Haywire (2012)

Haywire

Film review by: Witney Seibold

 

          Steven Soderbergh’s films are, when you look over his career, all over the map. He is a director who does not seem happy unless he’s breaking some sort of ground.  He can be an efficient director-for-hire (as in his “Ocean’s” movies), he has experimented with mumblecore (“Bubble”), he has tried his hand at different kinds of ensemble dramas (“Full Frontal,” “Traffic”), and he’s even made biopics (“Kafka,” the upcoming “Magic Mike” and “Behind the Candelabra.”) and remakes (“Solaris”). I admire this tendency greatly. While his films may not always work, he’s willing to try new material, and adapt them to his idiom. It’s his habit of gleefully dipping his toes into new material that, no doubt, led to his conception of “Haywire,” a legitimate spy thriller with brutal fights, dumb dialogue, a typically oblique story, and a hot chick, all filtered through Soderbergh’s recognizable aesthetic. “Haywire” plays like an arty version of a long-forgotten ninja film from 1989.

 

          The hot chick in question is Gina “Crush” Carano, a former American Gladiator and MMA champion.

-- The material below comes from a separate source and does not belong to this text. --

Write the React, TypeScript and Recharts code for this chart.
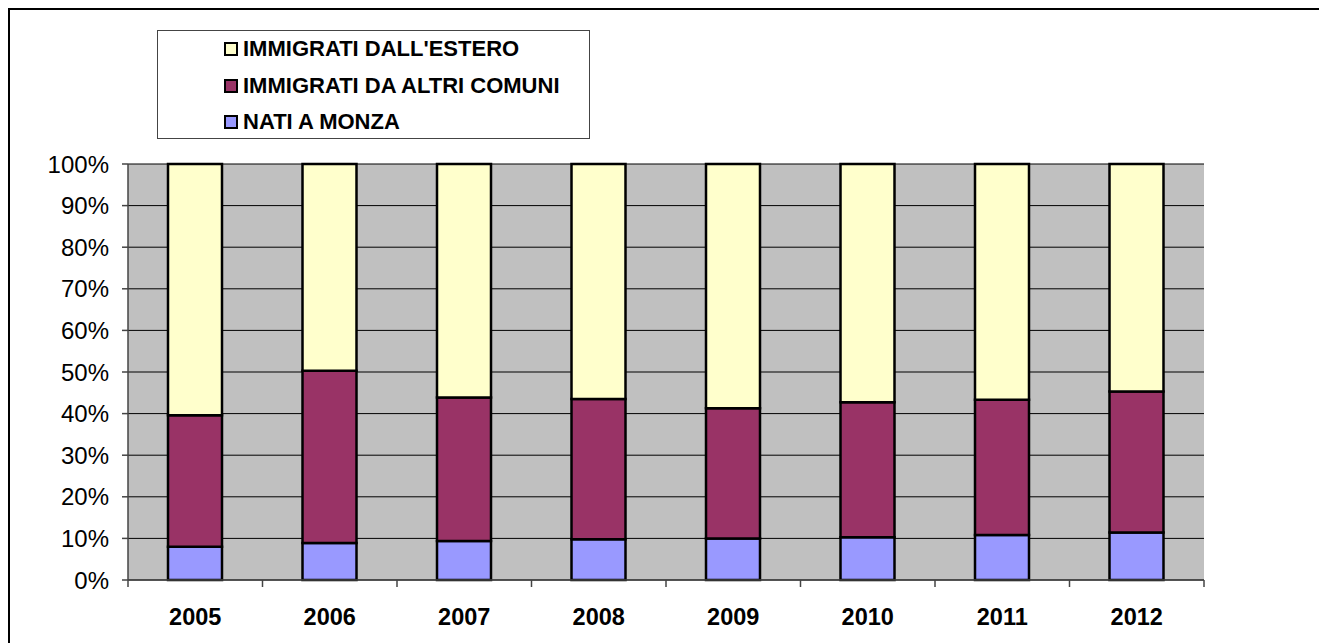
import React from "react";
import {
  BarChart,
  Bar,
  XAxis,
  YAxis,
  CartesianGrid,
  Legend,
} from "recharts";

const years = ["2005", "2006", "2007", "2008", "2009", "2010", "2011", "2012"];
const natiMonza = [8.0, 8.9, 9.4, 9.8, 10.0, 10.3, 10.8, 11.4];
const altriComuni = [31.6, 41.4, 34.5, 33.7, 31.3, 32.4, 32.5, 33.9];
const estero = [60.4, 49.7, 56.1, 56.5, 58.7, 57.3, 56.7, 54.7];
const yTicks = [0, 10, 20, 30, 40, 50, 60, 70, 80, 90, 100];

const series = [
  { key: "estero", name: "IMMIGRATI DALL'ESTERO", color: "#FFFFCC" },
  { key: "altri", name: "IMMIGRATI DA ALTRI COMUNI", color: "#993366" },
  { key: "nati", name: "NATI A MONZA", color: "#9999FF" },
];

const data = years.map((y, i) => ({
  year: y,
  nati: natiMonza[i],
  altri: altriComuni[i],
  estero: estero[i],
}));

const FONT = "Arial, 'Liberation Sans', sans-serif";

const YearTick = (props: any) => {
  const { x, y, payload, index, visibleTicksCount } = props;
  const off = payload && payload.offset ? payload.offset : 0;
  const last = index === visibleTicksCount - 1;
  return (
    <g>
      <line x1={x - off} y1={y} x2={x - off} y2={y + 7} stroke="#444" strokeWidth={1.5} />
      {last && (
        <line x1={x + off} y1={y} x2={x + off} y2={y + 7} stroke="#444" strokeWidth={1.5} />
      )}
      <text
        x={x}
        y={y + 45}
        textAnchor="middle"
        fontFamily={FONT}
        fontWeight="bold"
        fontSize={23.5}
        fill="#000"
      >
        {payload.value}
      </text>
    </g>
  );
};

const LegendBox = () => (
  <div
    style={{
      width: 433,
      height: 109,
      border: "1px solid #444",
      background: "#fff",
      boxSizing: "border-box",
      paddingLeft: 66,
      paddingTop: 0,
      fontFamily: FONT,
      fontWeight: "bold",
      fontSize: 22,
      textAlign: "left",
    }}
  >
    {series.map((s) => (
      <div
        key={s.key}
        style={{ display: "flex", alignItems: "center", height: 36.5 }}
      >
        <span
          style={{
            display: "inline-block",
            width: 10,
            height: 10,
            background: s.color,
            border: "2px solid #000",
            marginRight: 5,
          }}
        />
        <span>{s.name}</span>
      </div>
    ))}
  </div>
);

export default function App() {
  return (
    <div style={{ position: "relative", width: 1319, height: 635 }}>
      <div
        style={{
          position: "absolute",
          left: 0,
          top: 0,
          width: 1319,
          height: 635,
          borderTop: "2px solid #000",
          borderLeft: "2px solid #000",
          boxSizing: "border-box",
        }}
      />
      <div style={{ position: "absolute", left: 0, top: 0 }}>
        <BarChart
          width={1319}
          height={635}
          data={data}
          margin={{ top: 156, right: 123, bottom: 13, left: 0 }}
        >
          <CartesianGrid
            vertical={false}
            fill="#C0C0C0"
            stroke="#000"
            strokeWidth={1}
          />
          <XAxis
            dataKey="year"
            tickSize={0}
            tickMargin={0}
            height={50}
            tick={<YearTick />}
            axisLine={{ stroke: "#444", strokeWidth: 1.5 }}
            tickLine={false}
            interval={0}
          />
          <XAxis
            xAxisId="top"
            dataKey="year"
            orientation="top"
            height={0}
            tick={false}
            tickLine={false}
            axisLine={{ stroke: "#808080", strokeWidth: 2 }}
          />
          <YAxis
            domain={[0, 100]}
            ticks={yTicks}
            width={120}
            tickSize={6}
            tickMargin={13}
            tickFormatter={(v: number) => `${v}%`}
            tick={{ fill: "#000", fontSize: 24, fontFamily: FONT }}
            axisLine={{ stroke: "#444", strokeWidth: 1.5 }}
            tickLine={{ stroke: "#444", strokeWidth: 1.5 }}
          />
          <YAxis
            yAxisId="right"
            orientation="right"
            domain={[0, 100]}
            width={0}
            tick={false}
            tickLine={false}
            axisLine={{ stroke: "#808080", strokeWidth: 2 }}
          />
          <Legend
            layout="vertical"
            align="center"
            verticalAlign="middle"
            content={<LegendBox />}
            wrapperStyle={{ left: 149, top: 22, width: 433, height: 109 }}
          />
          <Bar dataKey="nati" stackId="a" barSize={54} fill="#9999FF" stroke="#000" strokeWidth={2.5} isAnimationActive={false} />
          <Bar dataKey="altri" stackId="a" barSize={54} fill="#993366" stroke="#000" strokeWidth={2.5} isAnimationActive={false} />
          <Bar dataKey="estero" stackId="a" barSize={54} fill="#FFFFCC" stroke="#000" strokeWidth={2.5} isAnimationActive={false} />
        </BarChart>
      </div>
    </div>
  );
}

The story goes that Soderbergh, trapped in a hotel room for the night, caught one of her fights on cable TV, and decided that she was talented and sexy enough to put in a movie. Since this “I’ll put you in pictures, kid” approach is a classic exploitation moviemaking formula, Soderbergh and his screenwriter Lem Dobbs (“Kafka,” “Dark City,” “The Limey”) seem to have intentionally constructed a kind of cheesy screenplay full of spy twists and turns that are orchestrated to be unrealistic and kind of oblique. The plot turns clearly exist as an excuse to feature Carano in some really amazing fight sequences.

 

The fights are – to use an overused word – awesome. They play like impressive dance numbers, but actually pack punch. People look like they’re getting hurt, and they employ the space around them. The edits are mercifully spare. Eye gouges, high kicks and bodily smashing all have real weight and power behind them. When someone goes flying into a glass bar in a ritzy hotel room, it looks like, well, they’re being smashed through glass. These are not the fights of untiring superbeings with steel fists who never get injured. Nor are these light-footed kung-fu dance sequences where people move at a sped-up pace. These are the fights of someone who actually, well, fights. I think I can safely say that “Haywire” features some of the best cinematic fighting I’ve seen in many years.

 

What’s more, Carano is gorgeous. She has a pretty face, a nice athletic body, and looks dynamite in a dress. It’s no wonder Soderbergh wanted to cast her. Carano is, however, clearly an athlete before she’s an actress, so her line readings are clunky, and her tougher-than-leather attitude is clearly an affect. But I’ve said this before: sometimes bad acting can be more charming than good acting. When athletes act, through their bad line readings, you at least get the sense of the real person underneath. Carano may not be much of an actress, but she doesn’t need to be. She’s a badass, and often that’s all you need.

 

The story is a lump of spy hokum that I could barely keep straight. Carano plays an elite-ops spy-type named Mallory who is called by her various shadowy bosses to various exotic locales in order to assassinate various shadowy politicians. Intelligence is miscommunicated, alliances are tested, and eventually it’s revealed that it was all part of an elaborate betrayal, for which Mallory must get an extended badass revenge for. Peppered throughout are about a dozen recognizable actors, all taking part in this backstabbing scheme at various levels. There’s Ewan McGregor (doing his adorable American accent), there’s Michael Douglas, there’s Antonio Banderas, there’s Michael Fassbender somewhere in there, and there’s the lunkhead stud du jour (and natal Soderbergh muse) Channing Tatum, complete with his big biceps and cylindrical head. Even Bill Paxton shows up.

 

I think that this was Soderbergh’s attempt to make a 1989 straight-to-video spy movie (with, say, Cynthia Rothrock or someone comparable). But it’s not an attempt to recapture the old style of such a movie (i.e. the “Grindhouse” approach), but more a way to update the material into a new aesthetic idiom. I’d say he was successful.